Exercise prompt: Without including the pictures, copy out every line below.

Recorded information:
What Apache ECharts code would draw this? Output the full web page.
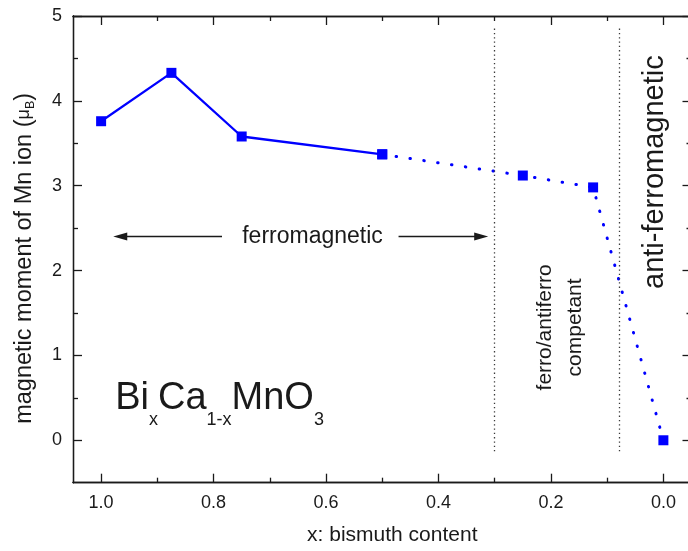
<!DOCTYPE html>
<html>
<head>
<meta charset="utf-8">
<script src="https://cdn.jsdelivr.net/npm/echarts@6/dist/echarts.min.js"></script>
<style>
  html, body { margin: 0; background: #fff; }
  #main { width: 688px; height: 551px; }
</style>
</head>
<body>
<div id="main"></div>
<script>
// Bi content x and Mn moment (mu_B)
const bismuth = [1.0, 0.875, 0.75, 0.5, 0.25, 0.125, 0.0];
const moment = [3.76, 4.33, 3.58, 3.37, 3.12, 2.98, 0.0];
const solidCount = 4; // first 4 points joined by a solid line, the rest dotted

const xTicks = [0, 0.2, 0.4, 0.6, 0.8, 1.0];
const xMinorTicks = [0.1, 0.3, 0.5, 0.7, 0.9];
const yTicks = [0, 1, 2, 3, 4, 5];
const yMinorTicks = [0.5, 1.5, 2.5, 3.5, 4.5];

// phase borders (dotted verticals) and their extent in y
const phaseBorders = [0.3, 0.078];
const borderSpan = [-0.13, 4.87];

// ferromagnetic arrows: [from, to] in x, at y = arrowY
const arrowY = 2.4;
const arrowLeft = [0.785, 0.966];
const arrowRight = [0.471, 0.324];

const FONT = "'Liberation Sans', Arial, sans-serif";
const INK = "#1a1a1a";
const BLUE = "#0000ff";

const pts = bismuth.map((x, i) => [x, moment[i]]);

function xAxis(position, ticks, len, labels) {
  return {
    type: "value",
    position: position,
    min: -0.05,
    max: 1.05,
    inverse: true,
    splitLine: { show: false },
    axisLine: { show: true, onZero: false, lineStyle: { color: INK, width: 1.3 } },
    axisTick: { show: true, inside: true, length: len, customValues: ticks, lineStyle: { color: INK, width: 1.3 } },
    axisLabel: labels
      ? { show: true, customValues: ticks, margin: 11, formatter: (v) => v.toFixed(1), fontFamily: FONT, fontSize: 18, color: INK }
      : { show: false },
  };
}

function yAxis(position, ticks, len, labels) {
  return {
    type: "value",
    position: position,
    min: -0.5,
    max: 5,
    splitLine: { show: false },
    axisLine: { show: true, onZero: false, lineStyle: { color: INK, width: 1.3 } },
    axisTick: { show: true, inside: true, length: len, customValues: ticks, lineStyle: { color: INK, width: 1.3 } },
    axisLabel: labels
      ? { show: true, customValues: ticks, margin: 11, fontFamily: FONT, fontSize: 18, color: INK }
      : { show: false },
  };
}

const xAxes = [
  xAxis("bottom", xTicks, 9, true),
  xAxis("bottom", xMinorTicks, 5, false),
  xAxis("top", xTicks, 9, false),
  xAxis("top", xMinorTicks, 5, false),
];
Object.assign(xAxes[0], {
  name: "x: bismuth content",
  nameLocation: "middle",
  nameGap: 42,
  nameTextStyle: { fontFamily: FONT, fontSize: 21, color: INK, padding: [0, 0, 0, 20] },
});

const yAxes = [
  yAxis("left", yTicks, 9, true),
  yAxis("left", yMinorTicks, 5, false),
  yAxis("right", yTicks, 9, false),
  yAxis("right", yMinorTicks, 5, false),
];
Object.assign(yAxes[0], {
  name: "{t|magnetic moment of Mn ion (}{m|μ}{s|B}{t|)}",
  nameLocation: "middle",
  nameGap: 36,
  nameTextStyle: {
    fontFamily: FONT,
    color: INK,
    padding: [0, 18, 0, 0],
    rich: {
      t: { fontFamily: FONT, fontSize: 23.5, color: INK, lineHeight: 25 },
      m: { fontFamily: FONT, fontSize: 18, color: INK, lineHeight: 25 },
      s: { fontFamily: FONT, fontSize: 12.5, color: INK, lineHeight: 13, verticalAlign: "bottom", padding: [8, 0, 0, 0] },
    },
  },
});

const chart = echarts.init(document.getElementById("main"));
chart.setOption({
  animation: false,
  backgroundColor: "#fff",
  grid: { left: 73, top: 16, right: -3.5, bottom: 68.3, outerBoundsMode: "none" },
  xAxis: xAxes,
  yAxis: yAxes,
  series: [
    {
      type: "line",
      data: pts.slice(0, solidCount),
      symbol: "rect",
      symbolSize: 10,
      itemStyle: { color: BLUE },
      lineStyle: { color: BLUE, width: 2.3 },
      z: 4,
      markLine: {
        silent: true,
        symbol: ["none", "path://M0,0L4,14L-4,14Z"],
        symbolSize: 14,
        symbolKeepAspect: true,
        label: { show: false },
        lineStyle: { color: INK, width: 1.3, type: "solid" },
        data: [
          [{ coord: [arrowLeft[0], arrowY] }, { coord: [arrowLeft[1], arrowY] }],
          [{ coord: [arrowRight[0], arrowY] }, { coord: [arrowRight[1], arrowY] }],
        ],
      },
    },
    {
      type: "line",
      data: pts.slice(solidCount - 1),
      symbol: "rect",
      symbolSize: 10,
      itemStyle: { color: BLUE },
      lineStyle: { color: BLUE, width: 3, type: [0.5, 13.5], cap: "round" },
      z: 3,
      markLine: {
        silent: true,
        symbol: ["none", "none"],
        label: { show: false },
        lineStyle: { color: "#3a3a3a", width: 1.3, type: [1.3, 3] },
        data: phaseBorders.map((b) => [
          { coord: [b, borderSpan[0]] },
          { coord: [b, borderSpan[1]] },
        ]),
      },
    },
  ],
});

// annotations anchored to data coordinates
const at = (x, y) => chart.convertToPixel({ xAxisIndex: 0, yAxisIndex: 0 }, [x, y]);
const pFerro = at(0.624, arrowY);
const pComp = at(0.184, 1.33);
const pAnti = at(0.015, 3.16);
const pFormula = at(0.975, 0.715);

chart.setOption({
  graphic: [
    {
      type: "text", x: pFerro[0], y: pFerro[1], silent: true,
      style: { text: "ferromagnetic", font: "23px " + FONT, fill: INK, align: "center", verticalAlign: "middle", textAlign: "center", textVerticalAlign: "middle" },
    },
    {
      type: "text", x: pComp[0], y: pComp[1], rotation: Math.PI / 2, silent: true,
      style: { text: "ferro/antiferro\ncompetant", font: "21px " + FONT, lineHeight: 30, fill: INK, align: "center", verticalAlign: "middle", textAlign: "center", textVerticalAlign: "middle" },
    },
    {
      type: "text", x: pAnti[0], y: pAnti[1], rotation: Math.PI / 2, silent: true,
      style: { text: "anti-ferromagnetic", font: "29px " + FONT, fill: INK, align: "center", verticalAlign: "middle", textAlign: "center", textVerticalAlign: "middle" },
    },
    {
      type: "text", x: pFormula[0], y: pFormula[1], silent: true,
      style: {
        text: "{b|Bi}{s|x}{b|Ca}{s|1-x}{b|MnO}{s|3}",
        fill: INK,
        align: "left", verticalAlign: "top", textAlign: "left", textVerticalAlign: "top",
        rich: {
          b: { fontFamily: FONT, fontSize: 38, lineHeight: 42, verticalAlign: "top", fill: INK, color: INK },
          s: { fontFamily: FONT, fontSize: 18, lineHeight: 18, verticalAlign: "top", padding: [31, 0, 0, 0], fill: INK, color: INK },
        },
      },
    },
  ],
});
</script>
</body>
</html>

Task output:
What Apache ECharts code would draw this? Output the full web page.
<!DOCTYPE html>
<html>
<head>
<meta charset="utf-8">
<script src="https://cdn.jsdelivr.net/npm/echarts@6/dist/echarts.min.js"></script>
<style>
  html, body { margin: 0; background: #fff; }
  #main { width: 688px; height: 551px; }
</style>
</head>
<body>
<div id="main"></div>
<script>
// Bi content x and Mn moment (mu_B)
const bismuth = [1.0, 0.875, 0.75, 0.5, 0.25, 0.125, 0.0];
const moment = [3.76, 4.33, 3.58, 3.37, 3.12, 2.98, 0.0];
const solidCount = 4; // first 4 points joined by a solid line, the rest dotted

const xTicks = [0, 0.2, 0.4, 0.6, 0.8, 1.0];
const xMinorTicks = [0.1, 0.3, 0.5, 0.7, 0.9];
const yTicks = [0, 1, 2, 3, 4, 5];
const yMinorTicks = [0.5, 1.5, 2.5, 3.5, 4.5];

// phase borders (dotted verticals) and their extent in y
const phaseBorders = [0.3, 0.078];
const borderSpan = [-0.13, 4.87];

// ferromagnetic arrows: [from, to] in x, at y = arrowY
const arrowY = 2.4;
const arrowLeft = [0.785, 0.966];
const arrowRight = [0.471, 0.324];

const FONT = "'Liberation Sans', Arial, sans-serif";
const INK = "#1a1a1a";
const BLUE = "#0000ff";

const pts = bismuth.map((x, i) => [x, moment[i]]);

function xAxis(position, ticks, len, labels) {
  return {
    type: "value",
    position: position,
    min: -0.05,
    max: 1.05,
    inverse: true,
    splitLine: { show: false },
    axisLine: { show: true, onZero: false, lineStyle: { color: INK, width: 1.3 } },
    axisTick: { show: true, inside: true, length: len, customValues: ticks, lineStyle: { color: INK, width: 1.3 } },
    axisLabel: labels
      ? { show: true, customValues: ticks, margin: 11, formatter: (v) => v.toFixed(1), fontFamily: FONT, fontSize: 18, color: INK }
      : { show: false },
  };
}

function yAxis(position, ticks, len, labels) {
  return {
    type: "value",
    position: position,
    min: -0.5,
    max: 5,
    splitLine: { show: false },
    axisLine: { show: true, onZero: false, lineStyle: { color: INK, width: 1.3 } },
    axisTick: { show: true, inside: true, length: len, customValues: ticks, lineStyle: { color: INK, width: 1.3 } },
    axisLabel: labels
      ? { show: true, customValues: ticks, margin: 11, fontFamily: FONT, fontSize: 18, color: INK }
      : { show: false },
  };
}

const xAxes = [
  xAxis("bottom", xTicks, 9, true),
  xAxis("bottom", xMinorTicks, 5, false),
  xAxis("top", xTicks, 9, false),
  xAxis("top", xMinorTicks, 5, false),
];
Object.assign(xAxes[0], {
  name: "x: bismuth content",
  nameLocation: "middle",
  nameGap: 42,
  nameTextStyle: { fontFamily: FONT, fontSize: 21, color: INK, padding: [0, 0, 0, 20] },
});

const yAxes = [
  yAxis("left", yTicks, 9, true),
  yAxis("left", yMinorTicks, 5, false),
  yAxis("right", yTicks, 9, false),
  yAxis("right", yMinorTicks, 5, false),
];
Object.assign(yAxes[0], {
  name: "{t|magnetic moment of Mn ion (}{m|μ}{s|B}{t|)}",
  nameLocation: "middle",
  nameGap: 36,
  nameTextStyle: {
    fontFamily: FONT,
    color: INK,
    padding: [0, 18, 0, 0],
    rich: {
      t: { fontFamily: FONT, fontSize: 23.5, color: INK, lineHeight: 25 },
      m: { fontFamily: FONT, fontSize: 18, color: INK, lineHeight: 25 },
      s: { fontFamily: FONT, fontSize: 12.5, color: INK, lineHeight: 13, verticalAlign: "bottom", padding: [8, 0, 0, 0] },
    },
  },
});

const chart = echarts.init(document.getElementById("main"));
chart.setOption({
  animation: false,
  backgroundColor: "#fff",
  grid: { left: 73, top: 16, right: -3.5, bottom: 68.3, outerBoundsMode: "none" },
  xAxis: xAxes,
  yAxis: yAxes,
  series: [
    {
      type: "line",
      data: pts.slice(0, solidCount),
      symbol: "rect",
      symbolSize: 10,
      itemStyle: { color: BLUE },
      lineStyle: { color: BLUE, width: 2.3 },
      z: 4,
      markLine: {
        silent: true,
        symbol: ["none", "path://M0,0L4,14L-4,14Z"],
        symbolSize: 14,
        symbolKeepAspect: true,
        label: { show: false },
        lineStyle: { color: INK, width: 1.3, type: "solid" },
        data: [
          [{ coord: [arrowLeft[0], arrowY] }, { coord: [arrowLeft[1], arrowY] }],
          [{ coord: [arrowRight[0], arrowY] }, { coord: [arrowRight[1], arrowY] }],
        ],
      },
    },
    {
      type: "line",
      data: pts.slice(solidCount - 1),
      symbol: "rect",
      symbolSize: 10,
      itemStyle: { color: BLUE },
      lineStyle: { color: BLUE, width: 3, type: [0.5, 13.5], cap: "round" },
      z: 3,
      markLine: {
        silent: true,
        symbol: ["none", "none"],
        label: { show: false },
        lineStyle: { color: "#3a3a3a", width: 1.3, type: [1.3, 3] },
        data: phaseBorders.map((b) => [
          { coord: [b, borderSpan[0]] },
          { coord: [b, borderSpan[1]] },
        ]),
      },
    },
  ],
});

// annotations anchored to data coordinates
const at = (x, y) => chart.convertToPixel({ xAxisIndex: 0, yAxisIndex: 0 }, [x, y]);
const pFerro = at(0.624, arrowY);
const pComp = at(0.184, 1.33);
const pAnti = at(0.015, 3.16);
const pFormula = at(0.975, 0.715);

chart.setOption({
  graphic: [
    {
      type: "text", x: pFerro[0], y: pFerro[1], silent: true,
      style: { text: "ferromagnetic", font: "23px " + FONT, fill: INK, align: "center", verticalAlign: "middle", textAlign: "center", textVerticalAlign: "middle" },
    },
    {
      type: "text", x: pComp[0], y: pComp[1], rotation: Math.PI / 2, silent: true,
      style: { text: "ferro/antiferro\ncompetant", font: "21px " + FONT, lineHeight: 30, fill: INK, align: "center", verticalAlign: "middle", textAlign: "center", textVerticalAlign: "middle" },
    },
    {
      type: "text", x: pAnti[0], y: pAnti[1], rotation: Math.PI / 2, silent: true,
      style: { text: "anti-ferromagnetic", font: "29px " + FONT, fill: INK, align: "center", verticalAlign: "middle", textAlign: "center", textVerticalAlign: "middle" },
    },
    {
      type: "text", x: pFormula[0], y: pFormula[1], silent: true,
      style: {
        text: "{b|Bi}{s|x}{b|Ca}{s|1-x}{b|MnO}{s|3}",
        fill: INK,
        align: "left", verticalAlign: "top", textAlign: "left", textVerticalAlign: "top",
        rich: {
          b: { fontFamily: FONT, fontSize: 38, lineHeight: 42, verticalAlign: "top", fill: INK, color: INK },
          s: { fontFamily: FONT, fontSize: 18, lineHeight: 18, verticalAlign: "top", padding: [31, 0, 0, 0], fill: INK, color: INK },
        },
      },
    },
  ],
});
</script>
</body>
</html>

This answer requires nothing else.